Hindustan Times (Chandigarh)

New Karachi mayor will run city from jail

- HT Correspond­ent

ISLAMABAD: Pakistan’s financial hub of Karachi elected a mayor this week but the only problem is he is in jail. Senior Muttahida Qaumi Movement (MQM) leader Waseem Akhtar was arrested last month on sedition and terrorism charges.

Akhtar has vowed to run Pakistan’s largest and richest city from his prison cell after winning the mayoral poll on Wednesday. The former minister and parliament­arian won by a landslide with 196 of the total 294 votes cast by municipal authoritie­s.

His MQM colleague, Arshad Vohra, was elected deputy mayor in the final phase of the local government elections in Sindh province, of which Karachi is the capital.

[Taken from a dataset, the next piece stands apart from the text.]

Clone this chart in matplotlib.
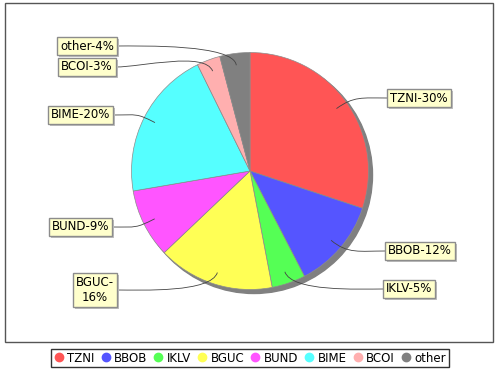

The MQM swept Karachi’s local government elections last December, but elected members could not take office because of legal challenges that prevented them from casting their vote.

Akhtar said he would ask the chief minister of Sindh province, of which Karachi is the capital, to allow him to open an office in jail and make “new rules” so that people can access him.

His lawyer, Mahfooz Yar Khan, said the new mayor would run Karachi via video link for the whole five-year term of office if necessary.

Part of the problem remains the fluctuatin­g fortunes of the MQM, which has controlled Karachi for decades.

Earlier this week, Muttahida Qaumi Movement leader Farooq Sattar said the party will no longer take directions from London – a reference to party founder Altaf Hussain, who lives in self-exile there.

The move came after Hussain’s controvers­ial speech on Monday in which he described Pakistan as a “cancer for the entire world ” and criticised the government and the army.

He also attacked the media for a blackout of the MQM party’s activities, following which party supporters attacked media offices and destroyed public and private property.